Is that Brad Pitt in the grocery aisle? No, it’s a vet.

She’s an itty-bitty thing, just 5-feet-1-inch and 112 pounds. Mary Jessie Herrera was sent to Iraq nearly 10 years ago. Months later, she took two bullets to her right arm while manning a Humvee’s gun turret and came home to Arizona with a shattered limb that hangs at her side, permanently immobile and horribly scarred.

But Mary is anything but scarred. She is darn near irrepressible, bubbly, witty. You want to hug her, but she’s not that kind of girl. She’s one tough, funny cookie.

Steven Meckler
Her views on being wounded in combat challenge the clichés: “a positive experience,” even “phenomenal,” she says. Why? Because her wounds opened doors to new friends and a purpose in life. Today, she is admissions officer at the 1-year-old Arizona State Veterans Home in Tucson. Veterans are movie stars to her.

“The first time I met somebody who was ­actually on the beaches of Normandy, I was starstruck,” she says. “I grew up watching movies from World War II and Vietnam. Then you meet these guys. To me, it’s like meeting Brad Pitt at the grocery store.” She laughs. She figures you will never understand.

But Mary, 31, with a degree in social psychology, does understand these veterans in their 70s and 80s. “I can relate to being shot at. I can relate to having fallen comrades,” she says. “When they tell me their stories, I can smell that carbon in the air from the firefight.” She’s been there.

It was Nov. 8, 2003. She was an MP, a military policeman, serving with the Arizona Army National Guard near Ramadi in central Iraq. Her unit was ferrying al-Qaida suspects from Ramadi to Fallujah. That day, her Humvee was on the return when she spotted two men hanging off a bridge over the road.
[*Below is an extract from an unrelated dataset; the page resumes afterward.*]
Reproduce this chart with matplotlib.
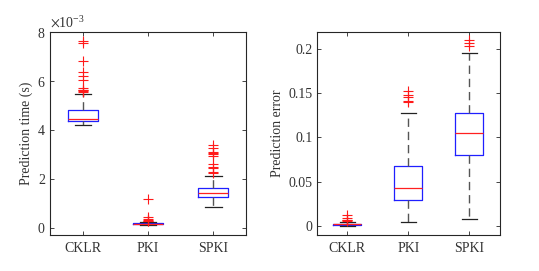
import matplotlib
matplotlib.use("Agg")
import matplotlib.pyplot as plt
import matplotlib.ticker as ticker

plt.rcParams.update({
    "font.family": "serif",
    "font.serif": ["Liberation Serif", "Times New Roman", "DejaVu Serif"],
    "mathtext.fontset": "stix",
    "font.size": 10,
    "xtick.direction": "in",
    "ytick.direction": "in",
    "xtick.top": True,
    "ytick.right": True,
    "axes.edgecolor": "#262626",
    "xtick.color": "#262626",
    "ytick.color": "#262626",
    "axes.linewidth": 0.8,
})

methods = ["CKLR", "PKI", "SPKI"]

# prediction time, in units of 1e-3 s
time_whislo = [4.20, 0.10, 0.85]
time_q1 = [4.35, 0.14, 1.25]
time_med = [4.45, 0.17, 1.42]
time_q3 = [4.80, 0.20, 1.62]
time_whishi = [5.48, 0.25, 2.10]
time_fliers = [
    [7.65, 7.55, 6.80, 6.35, 6.20, 6.05, 5.70, 5.65, 5.62, 5.58, 5.55],
    [1.17, 0.45, 0.38, 0.33, 0.30, 0.28],
    [3.38, 3.28, 3.10, 3.05, 3.00, 2.95, 2.62, 2.50, 2.45, 2.30, 2.25],
]

# prediction error
err_whislo = [0.000, 0.004, 0.008]
err_q1 = [0.0005, 0.029, 0.080]
err_med = [0.0015, 0.043, 0.105]
err_q3 = [0.0025, 0.068, 0.127]
err_whishi = [0.004, 0.127, 0.195]
err_fliers = [
    [0.012, 0.009, 0.007, 0.006, 0.005],
    [0.152, 0.148, 0.145, 0.141, 0.140],
    [0.210, 0.207, 0.203],
]


def make_stats(lo, q1, med, q3, hi, fl, scale=1.0):
    stats = []
    for i in range(len(methods)):
        stats.append({
            "label": methods[i],
            "whislo": lo[i] * scale, "q1": q1[i] * scale, "med": med[i] * scale,
            "q3": q3[i] * scale, "whishi": hi[i] * scale,
            "fliers": [v * scale for v in fl[i]],
        })
    return stats


def draw(ax, stats):
    ax.bxp(stats, positions=[1, 2, 3], widths=0.46, capwidths=0.25,
           boxprops=dict(color="#1f1fff", linewidth=0.9),
           medianprops=dict(color="#ff2020", linewidth=0.9),
           whiskerprops=dict(color="#555555", linewidth=1.0, linestyle=(0, (6, 3.5))),
           capprops=dict(color="#222222", linewidth=0.9),
           flierprops=dict(marker="+", markeredgecolor="#ff1a1a", markersize=7,
                           markeredgewidth=0.8, linestyle="none"))
    ax.set_xlim(0.5, 3.5)
    ax.tick_params(axis="both", length=3, width=0.6, pad=3, labelcolor="#333333")
    ax.tick_params(axis="x", pad=5)


fig = plt.figure(figsize=(5.39, 2.71), dpi=100)

ax1 = fig.add_axes([0.0928, 0.1328, 0.3636, 0.749])
draw(ax1, make_stats(time_whislo, time_q1, time_med, time_q3, time_whishi, time_fliers, 1e-3))
ax1.set_ylim(-0.29e-3, 8e-3)
ax1.set_yticks([0, 2e-3, 4e-3, 6e-3, 8e-3])
fmt = ticker.ScalarFormatter(useMathText=True)
fmt.set_powerlimits((-2, 2))
ax1.yaxis.set_major_formatter(fmt)
ax1.yaxis.get_offset_text().set_color("#333333")
ax1.set_ylabel("Prediction time (s)", labelpad=3, color="#333333")

ax2 = fig.add_axes([0.588, 0.1328, 0.3395, 0.749])
draw(ax2, make_stats(err_whislo, err_q1, err_med, err_q3, err_whishi, err_fliers))
ax2.set_ylim(-0.0105, 0.219)
ax2.set_yticks([0, 0.05, 0.1, 0.15, 0.2])
ax2.set_yticklabels(["0", "0.05", "0.1", "0.15", "0.2"])
ax2.set_ylabel("Prediction error", labelpad=3, color="#333333")

fig.savefig("out.png", dpi=100)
She knew what that meant: attack imminent. She ducked down to warn the crew, but within seconds, they were hit by rifle fire, rocket-propelled grenades and IEDs.
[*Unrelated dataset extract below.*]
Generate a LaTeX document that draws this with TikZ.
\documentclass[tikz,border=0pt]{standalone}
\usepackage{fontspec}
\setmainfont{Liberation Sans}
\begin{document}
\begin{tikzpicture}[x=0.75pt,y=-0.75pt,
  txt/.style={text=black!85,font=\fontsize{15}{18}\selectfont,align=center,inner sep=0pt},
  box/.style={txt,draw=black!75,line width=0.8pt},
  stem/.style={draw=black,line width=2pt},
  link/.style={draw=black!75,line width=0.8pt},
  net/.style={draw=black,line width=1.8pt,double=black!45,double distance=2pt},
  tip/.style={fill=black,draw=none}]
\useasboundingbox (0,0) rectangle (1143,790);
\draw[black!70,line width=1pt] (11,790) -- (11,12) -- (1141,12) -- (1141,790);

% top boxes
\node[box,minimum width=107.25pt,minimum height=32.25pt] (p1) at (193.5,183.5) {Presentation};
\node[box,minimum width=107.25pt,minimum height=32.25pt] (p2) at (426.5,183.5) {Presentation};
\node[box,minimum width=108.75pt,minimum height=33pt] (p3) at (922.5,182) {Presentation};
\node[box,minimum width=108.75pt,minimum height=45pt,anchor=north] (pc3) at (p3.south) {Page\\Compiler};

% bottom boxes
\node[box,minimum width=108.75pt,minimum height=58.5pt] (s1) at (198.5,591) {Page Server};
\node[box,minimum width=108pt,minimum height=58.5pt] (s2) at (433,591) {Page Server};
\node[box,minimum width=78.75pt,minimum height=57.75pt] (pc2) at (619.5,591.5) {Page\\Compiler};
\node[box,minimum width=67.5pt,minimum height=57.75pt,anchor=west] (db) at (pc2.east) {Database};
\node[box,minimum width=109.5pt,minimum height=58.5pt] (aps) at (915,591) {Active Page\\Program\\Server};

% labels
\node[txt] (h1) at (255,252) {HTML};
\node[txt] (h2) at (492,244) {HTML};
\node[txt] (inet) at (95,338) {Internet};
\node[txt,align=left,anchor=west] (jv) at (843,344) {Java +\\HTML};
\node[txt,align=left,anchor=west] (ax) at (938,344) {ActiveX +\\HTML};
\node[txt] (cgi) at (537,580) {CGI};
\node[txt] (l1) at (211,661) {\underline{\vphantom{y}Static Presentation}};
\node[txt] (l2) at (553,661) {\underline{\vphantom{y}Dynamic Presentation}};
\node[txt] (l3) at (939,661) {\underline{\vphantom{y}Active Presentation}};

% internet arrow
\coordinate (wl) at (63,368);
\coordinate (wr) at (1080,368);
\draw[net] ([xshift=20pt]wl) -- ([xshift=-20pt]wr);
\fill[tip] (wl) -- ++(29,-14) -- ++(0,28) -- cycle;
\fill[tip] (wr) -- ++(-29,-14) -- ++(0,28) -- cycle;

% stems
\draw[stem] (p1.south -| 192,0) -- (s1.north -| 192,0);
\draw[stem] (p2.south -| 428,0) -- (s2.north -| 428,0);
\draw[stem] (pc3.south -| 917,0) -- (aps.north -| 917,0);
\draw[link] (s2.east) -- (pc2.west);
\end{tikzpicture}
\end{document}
“I got a few rounds out and then … I felt like a flick on my bicep. It was shrapnel. No big deal. I continued to fire. Then, I felt my right arm, my firing arm … I felt like it was gone. I didn’t panic, but I wasn’t about to look at it.”

She ducked down again to tell the vehicle commander. “I kicked him in the helmet and he turned around upset,” she says, laughing. “ ‘Get down!’ he’s yelling, but I can’t. I’m holding my saw, my machine gun, on the turret with my left hand. We’re in the middle of a firefight. I don’t want to lose it.”
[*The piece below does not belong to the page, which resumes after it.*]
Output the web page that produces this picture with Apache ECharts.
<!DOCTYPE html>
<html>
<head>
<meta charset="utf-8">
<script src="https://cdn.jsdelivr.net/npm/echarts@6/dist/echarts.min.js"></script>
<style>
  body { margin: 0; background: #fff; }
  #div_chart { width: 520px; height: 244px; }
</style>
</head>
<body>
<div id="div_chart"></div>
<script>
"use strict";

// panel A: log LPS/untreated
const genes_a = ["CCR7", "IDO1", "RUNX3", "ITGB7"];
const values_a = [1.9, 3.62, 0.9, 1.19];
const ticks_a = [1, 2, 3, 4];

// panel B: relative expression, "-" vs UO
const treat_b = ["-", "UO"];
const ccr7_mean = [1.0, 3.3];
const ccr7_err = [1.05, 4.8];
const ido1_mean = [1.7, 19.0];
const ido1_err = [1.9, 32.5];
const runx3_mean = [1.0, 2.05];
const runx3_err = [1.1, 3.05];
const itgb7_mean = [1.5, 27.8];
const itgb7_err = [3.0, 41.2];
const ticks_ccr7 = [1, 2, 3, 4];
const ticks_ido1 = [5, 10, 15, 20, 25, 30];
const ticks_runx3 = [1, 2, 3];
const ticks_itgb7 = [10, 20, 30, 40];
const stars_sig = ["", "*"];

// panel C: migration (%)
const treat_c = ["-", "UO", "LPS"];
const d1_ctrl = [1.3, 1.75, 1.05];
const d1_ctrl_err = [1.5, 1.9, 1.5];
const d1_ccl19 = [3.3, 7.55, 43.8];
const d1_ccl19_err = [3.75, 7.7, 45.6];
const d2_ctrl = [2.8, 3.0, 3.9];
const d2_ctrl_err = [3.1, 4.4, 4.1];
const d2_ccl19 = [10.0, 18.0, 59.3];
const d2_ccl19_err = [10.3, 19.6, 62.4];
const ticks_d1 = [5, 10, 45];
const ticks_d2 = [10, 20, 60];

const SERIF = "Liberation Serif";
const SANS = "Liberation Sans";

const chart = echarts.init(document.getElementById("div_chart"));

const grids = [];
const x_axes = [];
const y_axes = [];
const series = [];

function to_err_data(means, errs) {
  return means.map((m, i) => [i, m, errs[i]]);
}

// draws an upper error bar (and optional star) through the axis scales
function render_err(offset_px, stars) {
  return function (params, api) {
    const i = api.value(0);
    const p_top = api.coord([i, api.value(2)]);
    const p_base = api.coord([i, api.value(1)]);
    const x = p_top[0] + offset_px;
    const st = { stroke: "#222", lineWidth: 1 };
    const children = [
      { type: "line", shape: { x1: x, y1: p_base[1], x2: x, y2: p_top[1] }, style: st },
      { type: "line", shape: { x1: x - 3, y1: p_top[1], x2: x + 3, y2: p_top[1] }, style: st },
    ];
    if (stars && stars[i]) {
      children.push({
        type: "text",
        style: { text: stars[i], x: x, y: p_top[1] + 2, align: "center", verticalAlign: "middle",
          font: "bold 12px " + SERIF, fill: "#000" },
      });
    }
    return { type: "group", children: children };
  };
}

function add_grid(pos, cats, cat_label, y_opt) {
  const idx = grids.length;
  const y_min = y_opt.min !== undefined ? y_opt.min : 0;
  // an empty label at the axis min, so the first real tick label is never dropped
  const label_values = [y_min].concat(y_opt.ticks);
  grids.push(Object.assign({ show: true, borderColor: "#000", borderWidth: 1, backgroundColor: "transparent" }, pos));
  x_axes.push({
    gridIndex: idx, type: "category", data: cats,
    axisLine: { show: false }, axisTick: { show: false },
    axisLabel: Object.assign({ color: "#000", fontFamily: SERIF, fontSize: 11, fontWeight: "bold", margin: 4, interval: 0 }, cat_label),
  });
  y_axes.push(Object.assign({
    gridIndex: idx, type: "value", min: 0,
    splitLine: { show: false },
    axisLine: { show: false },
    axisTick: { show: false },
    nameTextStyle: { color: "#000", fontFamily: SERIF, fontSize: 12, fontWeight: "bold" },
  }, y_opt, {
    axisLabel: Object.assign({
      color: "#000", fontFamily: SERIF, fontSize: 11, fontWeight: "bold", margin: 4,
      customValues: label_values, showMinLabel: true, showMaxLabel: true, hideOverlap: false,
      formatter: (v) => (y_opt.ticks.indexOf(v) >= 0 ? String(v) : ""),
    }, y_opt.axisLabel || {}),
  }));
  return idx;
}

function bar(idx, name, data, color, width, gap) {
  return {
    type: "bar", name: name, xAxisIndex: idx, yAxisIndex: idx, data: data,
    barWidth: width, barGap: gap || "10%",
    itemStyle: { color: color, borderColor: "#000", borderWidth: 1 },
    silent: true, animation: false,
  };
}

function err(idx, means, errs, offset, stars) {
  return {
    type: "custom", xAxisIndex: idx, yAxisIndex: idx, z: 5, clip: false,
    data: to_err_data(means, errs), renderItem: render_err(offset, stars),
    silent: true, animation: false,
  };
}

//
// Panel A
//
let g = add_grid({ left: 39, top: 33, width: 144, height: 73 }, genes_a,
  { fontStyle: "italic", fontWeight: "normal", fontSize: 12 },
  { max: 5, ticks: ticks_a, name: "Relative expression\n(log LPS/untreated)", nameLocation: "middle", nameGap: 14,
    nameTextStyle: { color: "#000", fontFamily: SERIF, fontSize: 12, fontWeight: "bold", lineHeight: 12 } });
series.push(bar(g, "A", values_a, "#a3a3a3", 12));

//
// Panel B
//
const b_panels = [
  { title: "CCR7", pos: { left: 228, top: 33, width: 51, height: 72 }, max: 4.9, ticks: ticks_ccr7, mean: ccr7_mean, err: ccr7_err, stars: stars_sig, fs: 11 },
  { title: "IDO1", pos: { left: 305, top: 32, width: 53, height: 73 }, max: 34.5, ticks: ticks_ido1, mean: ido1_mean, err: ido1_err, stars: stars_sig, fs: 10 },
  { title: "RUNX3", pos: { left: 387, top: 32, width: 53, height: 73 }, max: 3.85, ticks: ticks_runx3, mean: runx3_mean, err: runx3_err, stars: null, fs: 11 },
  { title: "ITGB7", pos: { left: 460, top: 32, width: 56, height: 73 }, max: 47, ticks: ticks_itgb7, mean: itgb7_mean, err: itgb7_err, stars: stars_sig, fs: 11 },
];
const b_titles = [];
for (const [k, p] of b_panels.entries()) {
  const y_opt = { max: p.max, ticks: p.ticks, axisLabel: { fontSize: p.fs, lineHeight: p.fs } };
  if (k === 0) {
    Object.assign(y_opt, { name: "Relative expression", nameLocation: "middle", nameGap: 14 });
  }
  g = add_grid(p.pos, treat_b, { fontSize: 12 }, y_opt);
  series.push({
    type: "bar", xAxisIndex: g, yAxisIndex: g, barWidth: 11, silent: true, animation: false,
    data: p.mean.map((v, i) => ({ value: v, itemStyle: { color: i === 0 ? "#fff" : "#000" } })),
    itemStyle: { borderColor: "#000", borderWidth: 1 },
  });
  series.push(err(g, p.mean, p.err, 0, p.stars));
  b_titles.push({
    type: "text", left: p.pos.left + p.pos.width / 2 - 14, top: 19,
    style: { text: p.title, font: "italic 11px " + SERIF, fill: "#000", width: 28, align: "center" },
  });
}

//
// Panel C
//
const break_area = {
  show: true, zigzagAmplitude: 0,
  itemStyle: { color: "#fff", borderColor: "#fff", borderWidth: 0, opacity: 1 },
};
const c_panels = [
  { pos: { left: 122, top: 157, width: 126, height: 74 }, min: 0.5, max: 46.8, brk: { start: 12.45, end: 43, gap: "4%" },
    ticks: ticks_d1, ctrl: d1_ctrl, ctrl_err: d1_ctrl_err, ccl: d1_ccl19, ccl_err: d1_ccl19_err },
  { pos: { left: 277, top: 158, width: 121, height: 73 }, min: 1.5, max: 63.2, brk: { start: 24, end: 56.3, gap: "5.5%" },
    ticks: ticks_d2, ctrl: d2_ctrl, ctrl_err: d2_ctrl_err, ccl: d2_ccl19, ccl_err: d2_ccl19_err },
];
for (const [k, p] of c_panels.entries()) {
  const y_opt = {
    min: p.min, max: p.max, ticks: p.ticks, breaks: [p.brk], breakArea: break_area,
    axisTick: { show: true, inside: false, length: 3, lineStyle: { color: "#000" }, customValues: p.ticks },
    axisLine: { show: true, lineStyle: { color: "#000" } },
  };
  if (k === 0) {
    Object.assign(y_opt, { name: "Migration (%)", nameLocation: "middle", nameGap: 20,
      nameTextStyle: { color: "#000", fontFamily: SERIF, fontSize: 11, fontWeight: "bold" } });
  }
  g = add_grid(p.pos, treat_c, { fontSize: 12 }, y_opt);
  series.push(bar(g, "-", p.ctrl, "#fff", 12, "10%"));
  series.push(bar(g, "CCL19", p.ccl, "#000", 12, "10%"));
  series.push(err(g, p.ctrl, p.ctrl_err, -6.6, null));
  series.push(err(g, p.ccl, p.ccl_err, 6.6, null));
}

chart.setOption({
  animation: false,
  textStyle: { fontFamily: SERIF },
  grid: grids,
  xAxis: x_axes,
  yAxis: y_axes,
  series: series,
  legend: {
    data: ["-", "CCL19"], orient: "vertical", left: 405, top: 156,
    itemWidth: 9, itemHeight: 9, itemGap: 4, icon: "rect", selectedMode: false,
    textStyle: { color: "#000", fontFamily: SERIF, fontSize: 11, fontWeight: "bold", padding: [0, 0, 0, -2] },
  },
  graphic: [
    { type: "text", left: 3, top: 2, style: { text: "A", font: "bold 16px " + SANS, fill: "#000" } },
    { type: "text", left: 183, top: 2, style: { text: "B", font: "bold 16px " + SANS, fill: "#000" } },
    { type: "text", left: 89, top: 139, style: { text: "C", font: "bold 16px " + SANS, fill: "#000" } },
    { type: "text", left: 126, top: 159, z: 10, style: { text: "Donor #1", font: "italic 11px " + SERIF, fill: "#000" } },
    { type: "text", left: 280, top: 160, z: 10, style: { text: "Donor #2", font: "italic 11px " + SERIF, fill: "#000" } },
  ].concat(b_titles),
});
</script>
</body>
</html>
With the truck still moving, the crew helped Mary down into the Humvee. The return to Ramadi took 40 minutes. “I was looking at the sky through that turret. I made my peace with God. I was OK,” she says. To block the pain, she would close her eyes, but the crew wouldn’t let her give up. “They would slap the crap out of me.” She laughs.

She should have lost the arm. Twice, going into surgery, she was resigned to it. But doctors on rotation in the battlefield from Brooke Army Medical Center — led by Dr. Mark Bagg — saved it. Sent by Medevac back to Texas, Mary had 21 surgeries. The bone in her arm had snapped from shoulder to elbow, and all bone was lost from the elbow to the wrist. Two flaps of skin held her hand to her arm. Surgeons reconstructed the arm, using cadaver bone and metal plates, but the pain is constant, especially from the remaining scars. “All my scars fused to my hardware,” she says matter-of-factly. Once a year, they scrape the scar tissue off the hardware.

“How I deal with the injuries is to stay busy. I’m pretty sure at some point, that’s not healthy,” she says, laughing. “But I haven’t broke down yet.” She works nine to 10 hours a day at the Arizona State Veterans Home, then runs home to care for her 3-year-old daughter. Mary is junior vice commander of a Purple Heart chapter. “It is hard. I wasn’t able to bathe my daughter because I couldn’t hold her with my right arm,” she says. “Changing a diaper took me a while.”
She thought she knewher limitations — until her daughter asked her to tie a balloon. Another thing on the list. She laughs again.

She says, paradoxically, that she never felt safer than in the battlefield. “It didn’t matter how many people were trying to kill you; you had a group of brothers and sisters willing to give their lives for you,” she says. She does wonder sometimes about her sniper. “I’m so little you could barely see me in the turret,” she says. “Whoever that was was a damn good shooter.” And yes, she laughed again.